The Battle of Chaeroneia, 4 August 338 Bc, marks one of the decisive moments of Greek history. By now, twenty years into his reign, Philip II of Macedon had strengthened his resources, perfected his army, and achieved a dominant position in northern Greece including control of non-Greek peoples. Athens, faced with the strangulation of her supply of grain from the Black Sea, had finally declared war, and Thebes agreed to stand by her. Philip drove down into Greece, met the assembled hoplite armies on the plain of Chaeroneia, and destroyed them. The Athenians alone lost 1,000 dead and 2,000 prisoners. The cities, with the exception of Sparta, who refused to join, were now bullied by Philip into forming an alliance, the League of Corinth, of which he was voted the leading member. Their governments were packed with pro-Macedonian dependants and forbidden to engage in any independent activity. Philip was supreme in Greece, and, although the cities themselves would not have been aware of it, the era of the independent city-state was over.

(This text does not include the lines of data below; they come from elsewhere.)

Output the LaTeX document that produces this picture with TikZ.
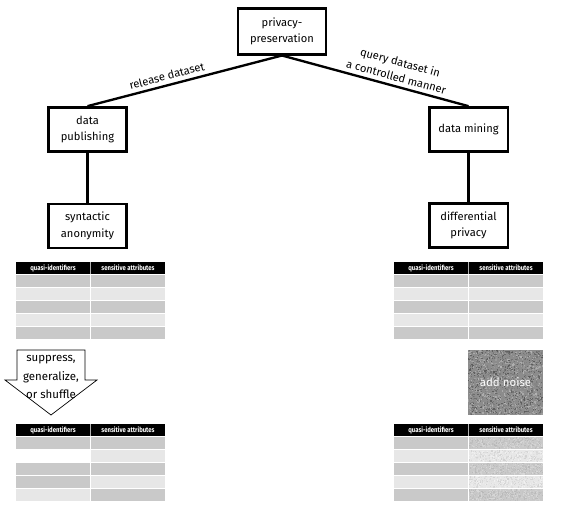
\documentclass[tikz,border=0pt]{standalone}
\usepackage{fontspec}
\setmainfont{Fira Sans}
\newfontfamily\condfont[FakeStretch=0.85]{Fira Sans}
\usetikzlibrary{positioning}
\definecolor{rowdark}{RGB}{201,201,201}
\definecolor{rowlight}{RGB}{231,231,231}
\definecolor{noisegray}{RGB}{140,140,140}
\tikzstyle{levelbox} = [rectangle, draw=black, line width=2pt, minimum width=2.35cm, minimum height=1.33cm, align=center, font=\fontsize{9.5}{14}\selectfont]
\tikzstyle{rootbox} = [levelbox, minimum width=2.65cm, minimum height=1.37cm]
\tikzstyle{link} = [line width=2pt]
\tikzstyle{linklabel} = [font=\fontsize{9.5}{13}\selectfont, align=center, sloped, above]
\tikzstyle{headtext} = [text=white, font=\condfont\bfseries\fontsize{6}{7}\selectfont, inner sep=0pt]

% table with a black header row and five coloured rows
\newcommand{\datatable}[4]{%
  \fill[black] (#1,#2) rectangle ++(149,12);
  \node[headtext] (#3q) at (#1+37,#2+6) {quasi-identifiers};
  \node[headtext] (#3s) at (#1+112,#2+6) {sensitive attributes};
  \draw[white!70!black, line width=0.5pt] (#1+74.5,#2) -- ++(0,12);
  \foreach \cl/\cr [count=\r] in {#4} {
    \fill[\cl] (#1,#2+13*\r) rectangle ++(74,12);
    \fill[\cr] (#1+75,#2+13*\r) rectangle ++(74,12);
  }
}
% random grain over a rectangle
\newcommand{\noisefill}[7]{%
  \foreach \k in {1,...,#5} {
    \pgfmathsetmacro{\nx}{#1+rnd*(#3-1.2)}
    \pgfmathsetmacro{\ny}{#2+rnd*(#4-1.2)}
    \pgfmathsetmacro{\nc}{#6+rnd*#7}
    \fill[black!\nc] (\nx,\ny) rectangle ++(1.2,1.2);
  }
}

\begin{document}
\begin{tikzpicture}[x=0.03cm, y=-0.03cm]
\useasboundingbox (0,0) rectangle (561,508);
\pgfmathsetseed{17}

% hierarchy
\node[rootbox] (root) at (282,31.5) {privacy-\\preservation};
\node[levelbox] (pub) at (87.5,129.5) {data\\publishing};
\node[levelbox] (syn) at (87.5,226) {syntactic\\anonymity};
\node[levelbox] (mine) at (468.5,129.5) {data mining};
\node[levelbox] (diff) at (468.5,225.5) {differential\\privacy};

\draw[link] (root.south) -- node[linklabel, pos=0.58] (rel) {release dataset} (pub.north);
\draw[link] (root.south) -- node[linklabel, pos=0.6] (qry) {query dataset in\\a controlled manner} (mine.north);
\draw[link] (pub) -- (syn);
\draw[link] (mine) -- (diff);

% original tables
\datatable{16}{262}{ptop}{rowdark/rowdark, rowlight/rowlight, rowdark/rowdark, rowlight/rowlight, rowdark/rowdark}
\datatable{394}{262}{dtop}{rowdark/rowdark, rowlight/rowlight, rowdark/rowdark, rowlight/rowlight, rowdark/rowdark}

% suppress arrow
\draw[line width=0.6pt, fill=white] (17,350) -- (85,350) -- (85,380) -- (97,380) -- (51,415) -- (5,380) -- (17,380) -- cycle;
\node[font=\fontsize{9.8}{16}\selectfont, align=center] (act) at (51,377) {suppress,\\generalize,\\or shuffle};

% noise
\fill[noisegray] (468,350) rectangle (543,415);
\noisefill{468}{350}{75}{65}{2000}{30}{35}
\node[text=white, font=\fontsize{9.8}{12}\selectfont] (noise) at (505.5,382.5) {add noise};

% released tables
\datatable{16}{424}{pbot}{rowdark/rowdark, white/rowlight, rowdark/rowdark, rowdark/rowlight, rowlight/rowdark}
\datatable{394}{424}{dbot}{rowdark/rowdark, rowlight/rowlight, rowdark/rowdark, rowlight/rowlight, rowdark/rowdark}
\foreach \yy/\mm in {437/15, 450/5, 463/15, 476/5, 489/15} {
  \noisefill{469}{\yy}{74}{12}{450}{\mm}{13}
}
\end{tikzpicture}
\end{document}
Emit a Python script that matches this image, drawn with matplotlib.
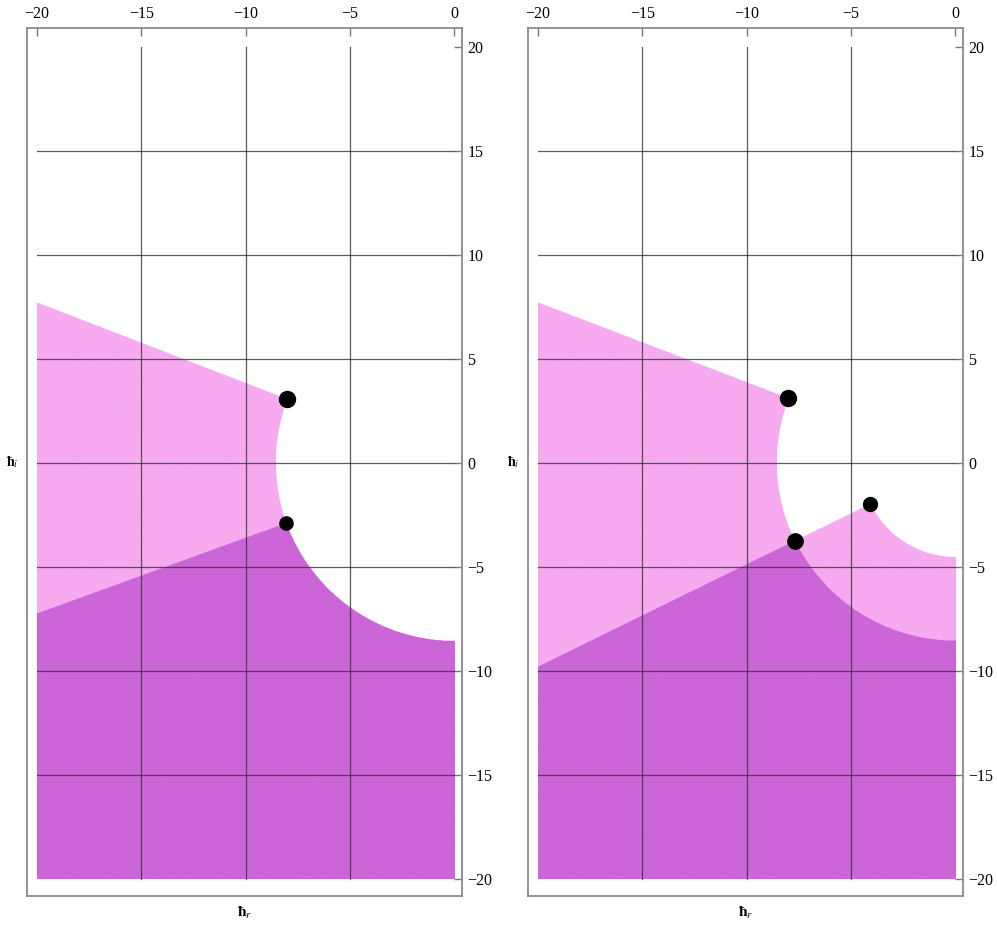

Philip’s dominance had, in fact, been prophesied by the great Athenian speech-writer Isocrates. In a recitation written for the Olympic Games of 380 Isocrates had argued that the only way to bring unity to the fragmented Greek world was to launch a national crusade under one leader against Persia. In the last days of his life, he saw the triumph of Philip and congratulated him on his victory at Chaeroneia. Philip had, indeed, created a new political system, a model of monarchy whose power was based ultimately on the excellence of the monarch himself and the troops and nobles who gave personal allegiance to him. It was a model that had become totally alien to the Greek world, but now it was to prove the most successful and resilient form of government in this world for the next 200 years and even provided an exemplar for the Roman emperors.
In the first instance, the relationship between the king and his troops and war leaders depended on continual victory in war with all the benefits of booty and prestige that came with it. Philip, although in his mid-forties, was determined to maintain the momentum of success. He now embarked on the most ambitious of his plans, an invasion of Persia. The time seemed ripe. There was a power struggle for the Persian throne, and both Egypt and Babylon were in rebellion. Philip harked back 150 years, disingenuously claiming the right to lead the Greeks in revenge for Xerxes’ invasion and the desecration of the Greek shrines. By 336 an advance force of 10,000 Macedonians had already crossed the Hellespont and was campaigning along the Asian coast.